«Vaters Garten» – Ein Liechtiblick

Wenn Antrophologen dereinst die Frage beantwortet haben möchten, wie jene Generation gelebt hat, die im Kindesalter im Bus für einen Erwachsenen aufstehen und als Erwachsene wegen Kindern im Bus immer noch stehen mussten, werden sie in Peter Liechtis «Vaters Garten» Antworten finden. Peter Liechti ist vor ein paar Jahren, da war er selber schon mehr […]

Vaters Garten von Peter Liechti

Wenn Antrophologen dereinst die Frage beantwortet haben möchten, wie jene Generation gelebt hat, die im Kindesalter im Bus für einen Erwachsenen aufstehen und als Erwachsene wegen Kindern im Bus immer noch stehen mussten, werden sie in Peter Liechtis «Vaters Garten» Antworten finden.

Peter Liechti ist vor ein paar Jahren, da war er selber schon mehr als 50, an einer Strassenecke, im Menschengewühl, seinem Vater begegnet – wie einem Fremden. Da wurde dem Filmemacher klar, dass er sich von seinen Eltern ein Bild machen musste.
Entstanden ist dabei ein verspieltes Sittenbild jener Urgross-Generation, die vorgestern, als sie im Kindesalter war, im Bus für Erwachsene aufstehen musste und heute wieder steht – wegen den Kindern anderer.

Wie schutzlos Liechtis Suche nach dem Weltbild seiner Eltern ist, dokumentiert der Sohn zusätzlich in seinem eben erschienen Buch «Klartext» (Vexer-Verlag). Darin sind Fragen protokolliert, die nur einer stellen darf, den es schon ein Leben lang beschäftigt hat, was von seinen Eltern in ihm steckt. Dass Liechti kein junger Sohn ist, macht seine Gespräche umso versöhnlicher: Er gehört selber zur Grossvatergeneration. Er stellt seine Eltern nicht bloss. Er stellt sie bloss in Frage – wie sich selbst.

Liechti komponiert dabei einen abwechslungsreichen Klang der Bilder, indem er ausgewählte Dialoge seiner Eltern in ein magisches Puppenspiel versetzt, indem er seine Kamera zauberhafte Beleuchtungseffekte einfangen lässt und sie zu kleinen Taumtexten montiert.

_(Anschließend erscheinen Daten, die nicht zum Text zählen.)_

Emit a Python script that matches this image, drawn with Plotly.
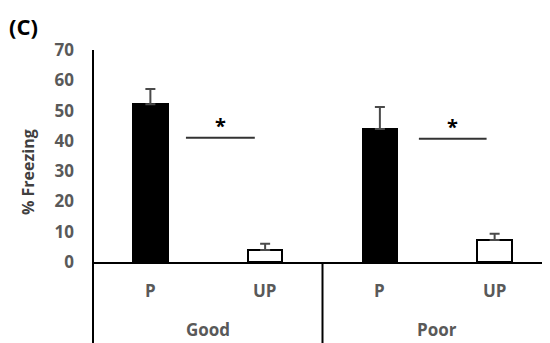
import plotly.graph_objects as go

categories = ["P", "UP", "P", "UP"]
groups = ["Good", "Poor"]
values = [52.1, 4.0, 43.9, 7.3]
errors = [5.0, 2.0, 7.3, 2.0]
bar_fill = ["black", "white", "black", "white"]
sig_x0 = [0.31, 2.34]
sig_x1 = [0.91, 2.93]
sig_y = [41.0, 40.7]
y_ticks = [0, 10, 20, 30, 40, 50, 60, 70]

# page body has an 8px margin, so the figure is offset by (8, 8)
OFF = 8
W, H = 550, 343
L, R, T, B = 93 - OFF, 6, 50 - OFF, 343 - 262 + OFF
plot_h = H - T - B
plot_w = W - L - R

gray = "#595959"
font_fam = "Open Sans, Lato, sans-serif"

x_idx = list(range(len(categories)))

fig = go.Figure()
fig.add_trace(go.Bar(
    x=x_idx, y=values, width=0.3,
    marker=dict(color=bar_fill, line=dict(color="black", width=2)),
    error_y=dict(type="data", array=errors, arrayminus=[0]*len(errors), symmetric=False,
                 color="#4a4a4a", thickness=2, width=5),
))

shapes = []
annotations = []
for x0, x1, yv in zip(sig_x0, sig_x1, sig_y):
    shapes.append(dict(type="line", xref="x", yref="y", x0=x0, x1=x1, y0=yv, y1=yv,
                       line=dict(color="#333333", width=2)))
    annotations.append(dict(x=(x0 + x1) / 2, y=yv - 1.0, xref="x", yref="y", text="<b>*</b>",
                            showarrow=False, font=dict(size=20, color="black", family=font_fam),
                            xanchor="center", yanchor="bottom"))

ext = -(343 - 262) / plot_h
shapes.append(dict(type="line", xref="paper", yref="paper", x0=0, x1=0, y0=ext, y1=1,
                   line=dict(color="black", width=2)))
shapes.append(dict(type="line", xref="x", yref="paper", x0=1.5, x1=1.5, y0=ext, y1=0,
                   line=dict(color="black", width=2)))

for xi, c in zip(x_idx, categories):
    annotations.append(dict(x=xi, y=-(290 - 262) / plot_h, xref="x", yref="paper", text="<b>" + c + "</b>",
                            showarrow=False, xanchor="center", yanchor="middle",
                            font=dict(size=17, color=gray, family=font_fam)))
for gi, g in enumerate(groups):
    annotations.append(dict(x=gi * 2 + 0.5, y=-(329 - 262) / plot_h, xref="x", yref="paper",
                            text="<b>" + g + "</b>", showarrow=False, xanchor="center", yanchor="middle",
                            font=dict(size=17, color=gray, family=font_fam)))

# y title
annotations.append(dict(x=-(93 - 28) / plot_w, y=(262 - 172) / plot_h, xref="paper", yref="paper",
                        text="<b>% Freezing</b>", textangle=-90, showarrow=False,
                        xanchor="center", yanchor="middle",
                        font=dict(size=16, color="#404040", family=font_fam)))

# panel label
annotations.append(dict(x=-(93 - 7) / plot_w, y=(262 - 26) / plot_h, xref="paper", yref="paper",
                        text="<b>(C)</b>", showarrow=False, xanchor="left", yanchor="middle",
                        font=dict(size=22, color="black", family=font_fam)))

fig.update_layout(
    width=W, height=H,
    margin=dict(l=L, r=R, t=T, b=B),
    paper_bgcolor="white", plot_bgcolor="white",
    showlegend=False,
    bargap=0,
    shapes=shapes, annotations=annotations,
    xaxis=dict(range=[-0.5, 3.5], showticklabels=False, ticks="", showgrid=False, zeroline=False,
               showline=True, linecolor="black", linewidth=2),
    yaxis=dict(range=[0, 70], tickvals=y_ticks, showgrid=False, zeroline=False, showline=False,
               ticks="", ticklabelstandoff=18,
               tickfont=dict(size=17, color=gray, family=font_fam, weight="bold")),
)

fig.write_html("out.html")
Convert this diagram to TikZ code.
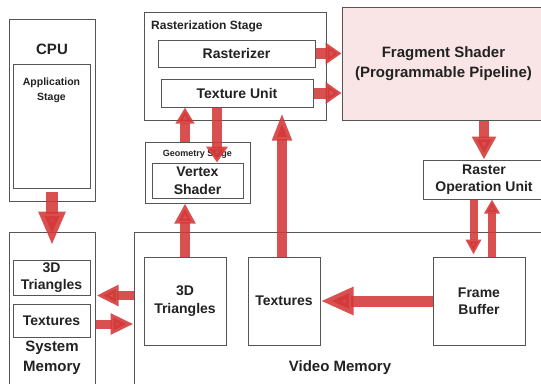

Liechti selber steht dabei nicht bloss beharrlich hinter der Kamera. Er ist die Kamera.

Wenn Antrophologen dereinst mit der Frage, wie wohl der einfache Mann in der Schweiz gedacht haben mag, auf Peter Liechtis «Vaters Garten» stossen, werden sie darin, wie wir, verblüffende Antworten finden. Einfache Leute erweisen sich als gar nicht so einfach zu befragen.

Wie offen der Sohn hierbei die Kameralinse hat, zeigt sich, wenn der Agnostiker Liechti seine gläubige Mutter und Schwester fragt, wo er denn ihrer Meinung nach hinkommen werde, nach dem Tod. Ins Paradies? Da schweigen die beiden, schauen sich an, holen Luft, schweigen, schauen. In diesem Augenblick sind plötzlich wir die Kamera und sitzen mitten in Peter Liechti drin.

Der Film läuft u.a. in Basel in den Kult-Kinos.